Entouré d’une palissade en bois puis d’un mur en briques, mais aussi de toutes les installations minières du Thillenberg et de la ligne de chemins de fer Prince Henri, de la „Minièresbunn“, qui passait à quelques mètres, avec une vue plongeante sur Differdange et son usine, le Stade du Thillenberg a été comparé à un amphithéâtre antique sculpté dans un décor à la fois naturel et industriel. Un site à la fois authentique et unique.

Et puis il y a l’aventure sportive que la construction du terrain sur le Thillenberg a rendu possible. Peu de temps après la construction du terrain, les Red Boys, en 1923, conquièrent leur premier titre de champion. Deux ans plus tard, la première Coupe du Luxembourg.

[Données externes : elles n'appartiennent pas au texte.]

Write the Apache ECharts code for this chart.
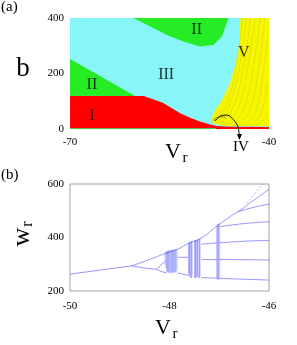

Aujourd’hui, le club, qui, depuis la fusion avec l’AS Differdange en 2003, s’appelle FC Differdange 03 et compte au total 19 coupes et six titres de champion.

Après 2012, le Stade du Thillenberg a fermé ses portes. Et nous avions peur que ce site disparaisse, soit dénaturé ou détruit. Son inscription sur l’inventaire des monuments nationaux et l’achat du terrain par la Ville, grâce notamment au combat de ceux qui ont consacré une grande partie de leur temps, de leur énergie et de leur enthousiasme au club du Thillenberg, est une bonne nouvelle et quelque chose de très précieux.

C’est un signe que nous parvenons, parfois, à honorer les œuvres et les paysages créés, à force de travail, par nos parents et nos grands-parents, dans cette région et dans ce pays. L’acquisition en 2021 du carreau de la mine Thillenberg par la Ville de Differdange nous donne l’espoir que dans un proche avenir puisse naître un projet associant sport, respect de l’environnement et de la culture industrielle. Avec le même objectif que les pionniers du Stade du Thillenberg il y a 100 ans: rassembler des personnes d’origines différentes autour de valeurs humanistes.